— BEGIN —

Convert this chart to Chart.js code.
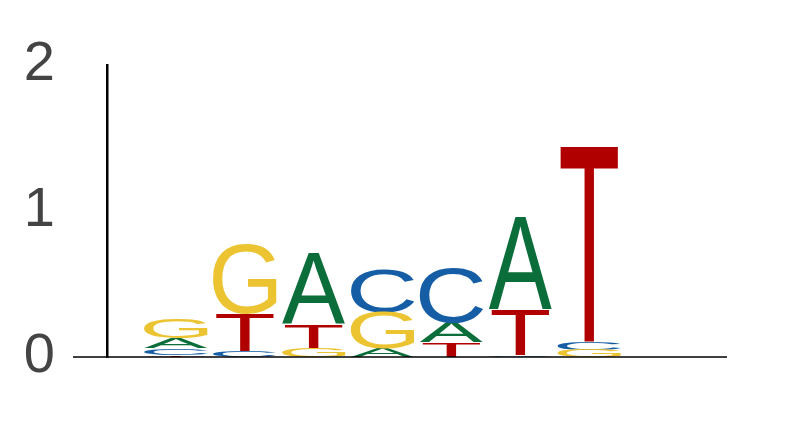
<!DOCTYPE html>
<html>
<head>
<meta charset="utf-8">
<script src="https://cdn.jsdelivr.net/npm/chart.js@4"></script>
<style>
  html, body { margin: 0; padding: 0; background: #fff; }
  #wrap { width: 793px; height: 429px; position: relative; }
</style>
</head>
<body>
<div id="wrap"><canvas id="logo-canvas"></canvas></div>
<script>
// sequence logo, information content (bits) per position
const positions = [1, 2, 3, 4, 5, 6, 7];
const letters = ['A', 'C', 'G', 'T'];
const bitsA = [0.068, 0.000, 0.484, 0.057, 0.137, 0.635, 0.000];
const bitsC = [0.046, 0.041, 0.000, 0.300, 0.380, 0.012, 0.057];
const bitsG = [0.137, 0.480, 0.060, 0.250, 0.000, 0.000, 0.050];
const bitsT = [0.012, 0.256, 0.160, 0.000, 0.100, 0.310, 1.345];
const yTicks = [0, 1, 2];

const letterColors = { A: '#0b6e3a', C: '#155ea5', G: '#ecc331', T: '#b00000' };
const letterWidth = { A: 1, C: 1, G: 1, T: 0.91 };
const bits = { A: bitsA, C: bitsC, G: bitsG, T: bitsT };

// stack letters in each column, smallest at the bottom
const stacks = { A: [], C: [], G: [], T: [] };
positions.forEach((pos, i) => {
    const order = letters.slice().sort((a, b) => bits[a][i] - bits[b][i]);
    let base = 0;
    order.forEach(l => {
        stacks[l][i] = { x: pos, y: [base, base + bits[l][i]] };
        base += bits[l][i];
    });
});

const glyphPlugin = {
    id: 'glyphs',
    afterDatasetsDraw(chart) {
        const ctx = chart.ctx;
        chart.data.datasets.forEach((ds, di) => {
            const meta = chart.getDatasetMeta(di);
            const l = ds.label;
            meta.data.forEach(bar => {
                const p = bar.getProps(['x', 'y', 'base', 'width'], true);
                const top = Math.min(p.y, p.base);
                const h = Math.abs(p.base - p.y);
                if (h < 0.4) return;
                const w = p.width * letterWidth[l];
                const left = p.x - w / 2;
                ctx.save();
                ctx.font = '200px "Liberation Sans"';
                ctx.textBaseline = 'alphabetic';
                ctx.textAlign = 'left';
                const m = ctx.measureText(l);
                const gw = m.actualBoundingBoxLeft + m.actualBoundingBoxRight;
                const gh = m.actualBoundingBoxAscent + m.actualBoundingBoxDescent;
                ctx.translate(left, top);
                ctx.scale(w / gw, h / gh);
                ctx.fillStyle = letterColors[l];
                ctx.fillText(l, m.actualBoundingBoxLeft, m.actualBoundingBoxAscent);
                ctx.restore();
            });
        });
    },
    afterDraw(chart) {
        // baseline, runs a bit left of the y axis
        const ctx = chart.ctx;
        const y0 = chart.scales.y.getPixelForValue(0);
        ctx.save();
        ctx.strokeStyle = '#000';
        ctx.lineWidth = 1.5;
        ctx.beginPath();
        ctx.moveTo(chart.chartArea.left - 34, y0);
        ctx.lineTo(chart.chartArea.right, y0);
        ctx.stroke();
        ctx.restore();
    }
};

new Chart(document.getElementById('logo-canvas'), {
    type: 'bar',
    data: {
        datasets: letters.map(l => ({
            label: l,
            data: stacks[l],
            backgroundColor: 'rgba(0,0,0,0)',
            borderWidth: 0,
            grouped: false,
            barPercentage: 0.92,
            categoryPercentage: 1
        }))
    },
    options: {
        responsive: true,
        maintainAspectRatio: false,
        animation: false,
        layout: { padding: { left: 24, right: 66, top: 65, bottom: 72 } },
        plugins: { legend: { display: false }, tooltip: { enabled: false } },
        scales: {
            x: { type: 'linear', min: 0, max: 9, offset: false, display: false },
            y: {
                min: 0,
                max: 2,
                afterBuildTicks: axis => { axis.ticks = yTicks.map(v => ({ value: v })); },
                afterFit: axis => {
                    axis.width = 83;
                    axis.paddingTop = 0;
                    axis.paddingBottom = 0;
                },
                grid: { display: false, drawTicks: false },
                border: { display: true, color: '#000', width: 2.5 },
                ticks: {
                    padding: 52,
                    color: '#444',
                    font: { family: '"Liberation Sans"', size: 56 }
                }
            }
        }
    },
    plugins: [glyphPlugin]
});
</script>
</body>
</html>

— END —
— BEGIN —

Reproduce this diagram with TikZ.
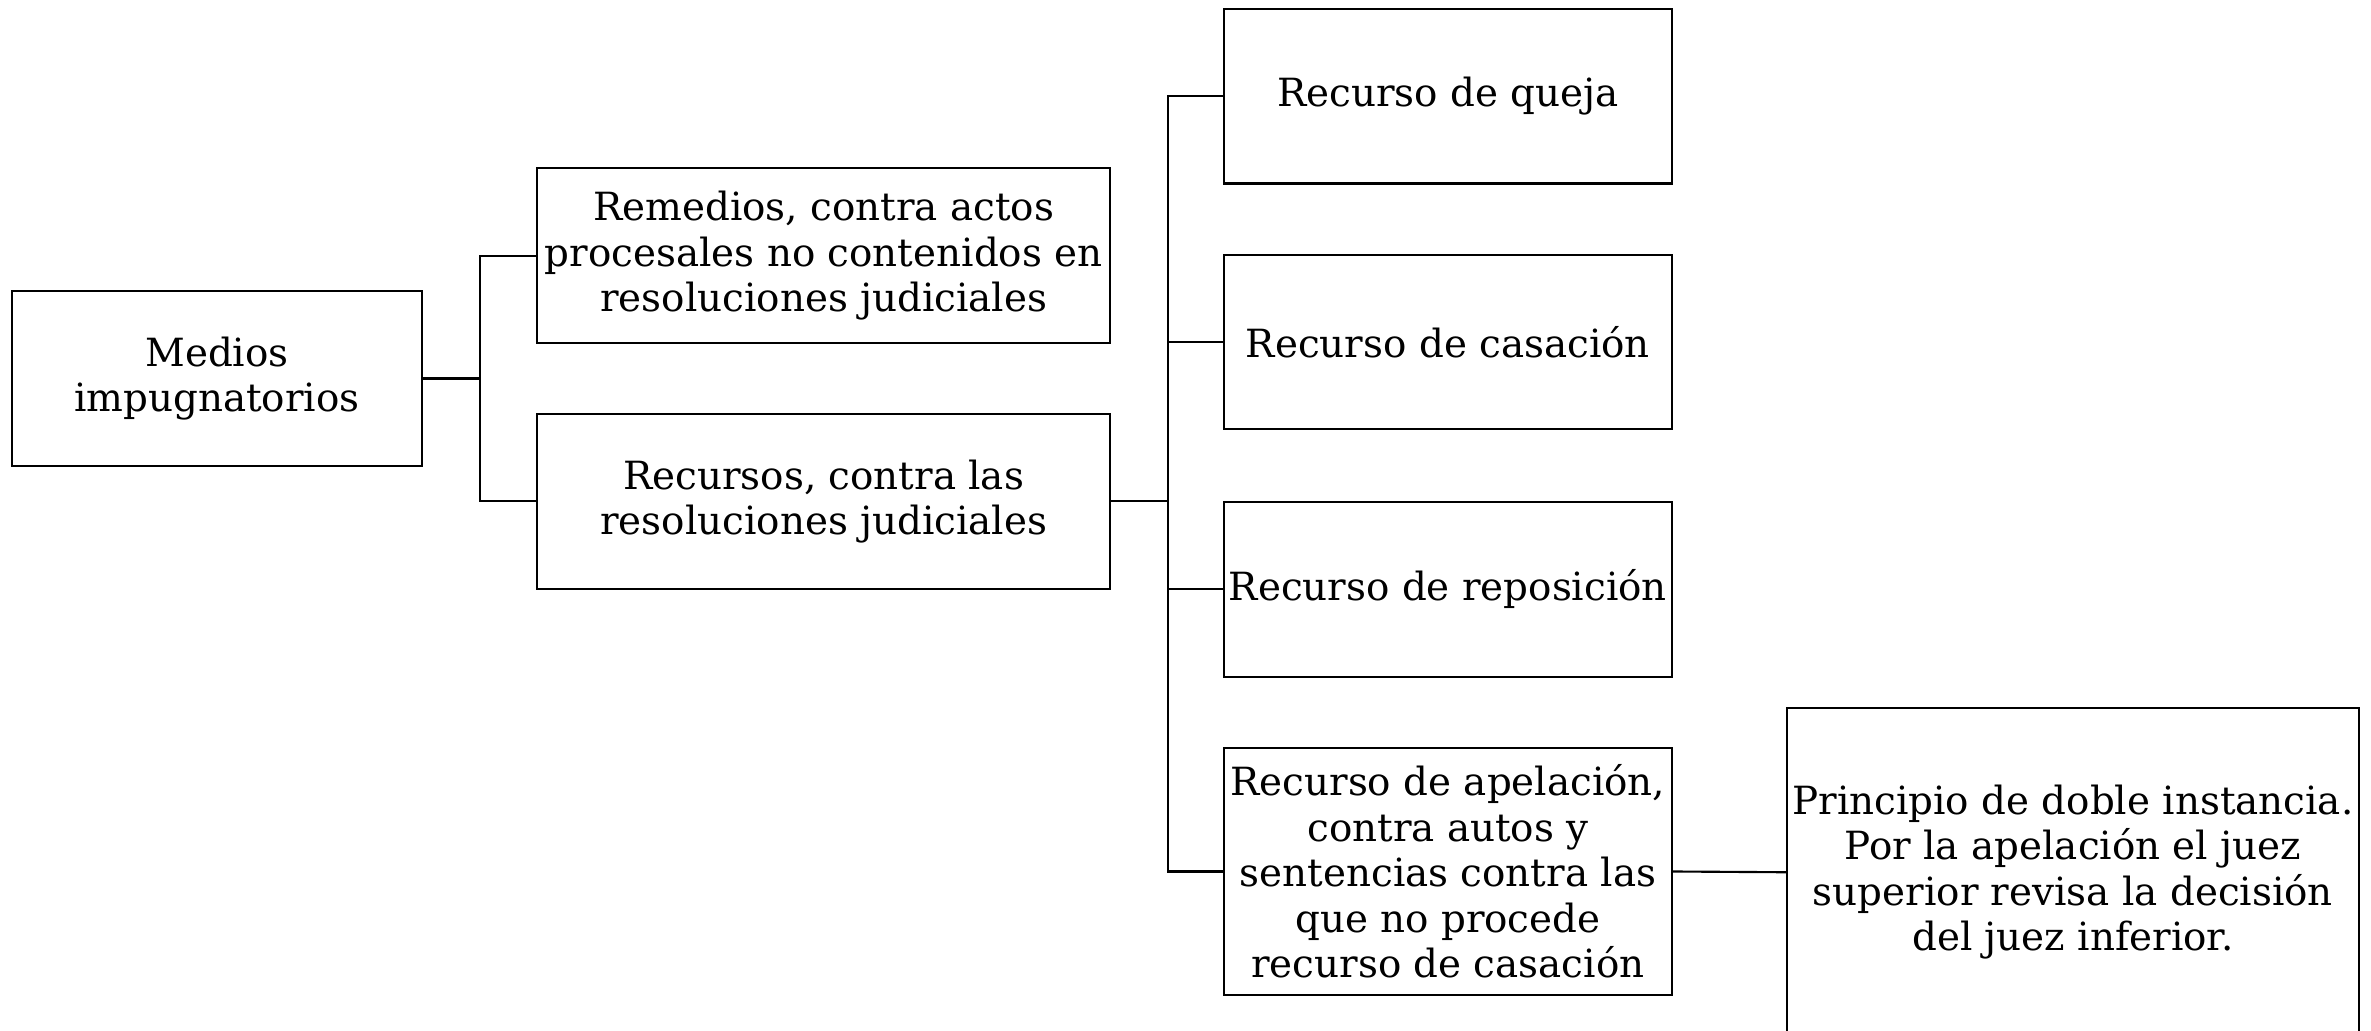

— END —
— BEGIN —

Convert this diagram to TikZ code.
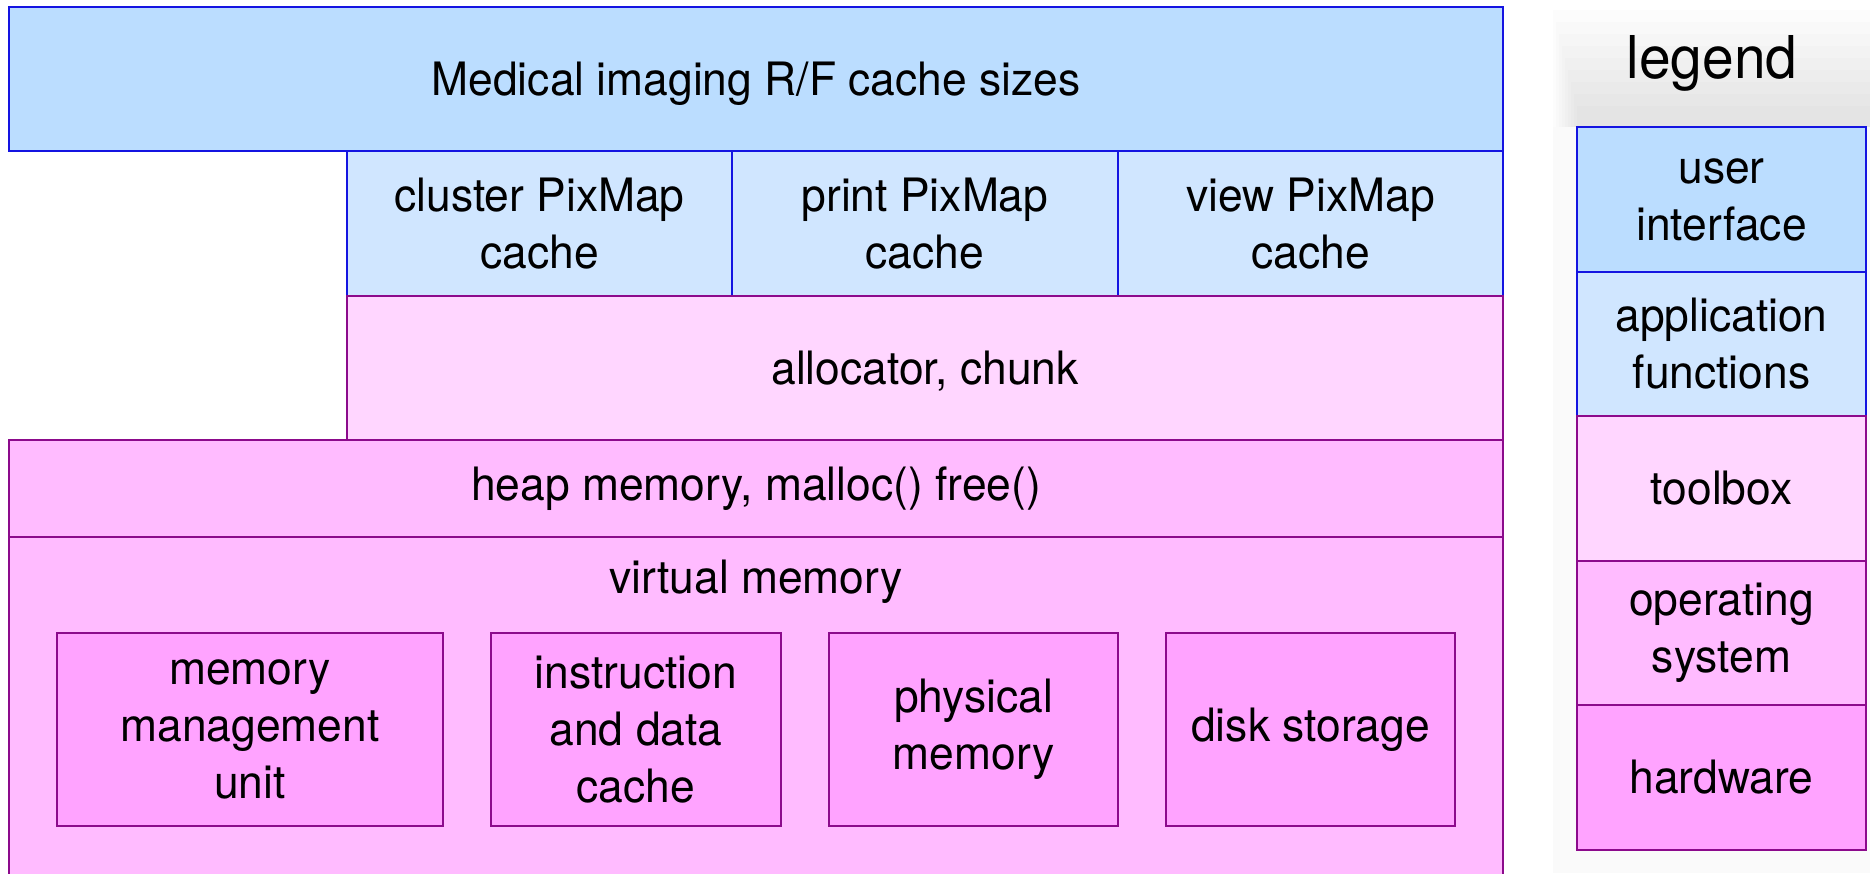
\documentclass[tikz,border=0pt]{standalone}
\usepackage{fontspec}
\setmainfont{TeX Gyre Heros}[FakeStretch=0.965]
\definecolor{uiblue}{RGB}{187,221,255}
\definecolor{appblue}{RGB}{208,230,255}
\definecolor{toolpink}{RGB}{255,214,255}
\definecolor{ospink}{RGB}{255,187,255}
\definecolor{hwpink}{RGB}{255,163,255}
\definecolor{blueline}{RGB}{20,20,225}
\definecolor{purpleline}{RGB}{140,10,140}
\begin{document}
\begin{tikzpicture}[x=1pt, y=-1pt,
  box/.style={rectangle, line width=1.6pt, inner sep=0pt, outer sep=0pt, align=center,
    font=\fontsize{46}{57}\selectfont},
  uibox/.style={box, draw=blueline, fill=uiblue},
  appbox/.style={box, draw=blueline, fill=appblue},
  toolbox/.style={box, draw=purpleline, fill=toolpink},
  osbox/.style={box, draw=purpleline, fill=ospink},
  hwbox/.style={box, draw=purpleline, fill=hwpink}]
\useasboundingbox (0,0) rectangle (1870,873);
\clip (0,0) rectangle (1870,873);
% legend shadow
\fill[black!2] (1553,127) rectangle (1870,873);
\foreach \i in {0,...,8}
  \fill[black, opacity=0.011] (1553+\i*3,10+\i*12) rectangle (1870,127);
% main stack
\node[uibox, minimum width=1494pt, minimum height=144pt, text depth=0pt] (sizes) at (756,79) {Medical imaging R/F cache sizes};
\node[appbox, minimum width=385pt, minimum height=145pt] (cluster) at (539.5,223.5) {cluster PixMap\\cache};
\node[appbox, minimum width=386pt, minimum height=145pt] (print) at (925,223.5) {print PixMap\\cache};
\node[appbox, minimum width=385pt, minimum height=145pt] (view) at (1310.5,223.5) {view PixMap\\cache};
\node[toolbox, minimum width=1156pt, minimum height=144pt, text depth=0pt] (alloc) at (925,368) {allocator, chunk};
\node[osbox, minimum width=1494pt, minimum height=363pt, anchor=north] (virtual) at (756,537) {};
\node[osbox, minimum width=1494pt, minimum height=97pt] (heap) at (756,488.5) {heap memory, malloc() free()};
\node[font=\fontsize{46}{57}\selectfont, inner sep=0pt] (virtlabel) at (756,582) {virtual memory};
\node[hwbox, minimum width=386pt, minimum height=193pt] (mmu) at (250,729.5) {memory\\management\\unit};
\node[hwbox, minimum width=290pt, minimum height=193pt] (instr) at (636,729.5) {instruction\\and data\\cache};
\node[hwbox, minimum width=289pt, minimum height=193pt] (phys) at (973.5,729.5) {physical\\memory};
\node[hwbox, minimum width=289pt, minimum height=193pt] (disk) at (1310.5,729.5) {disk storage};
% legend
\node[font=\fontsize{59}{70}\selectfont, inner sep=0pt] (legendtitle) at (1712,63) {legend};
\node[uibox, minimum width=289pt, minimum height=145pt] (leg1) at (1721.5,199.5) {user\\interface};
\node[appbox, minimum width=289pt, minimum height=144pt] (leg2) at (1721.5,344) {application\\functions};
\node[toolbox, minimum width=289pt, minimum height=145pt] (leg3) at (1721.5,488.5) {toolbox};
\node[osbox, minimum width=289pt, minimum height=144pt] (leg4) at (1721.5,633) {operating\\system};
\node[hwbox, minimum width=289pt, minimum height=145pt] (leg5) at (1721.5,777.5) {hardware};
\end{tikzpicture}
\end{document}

— END —

* Stated task
Pick out the lines that have the word "Convert". Copy them all.

* Task response
Convert this chart to Chart.js code.
Convert this diagram to TikZ code.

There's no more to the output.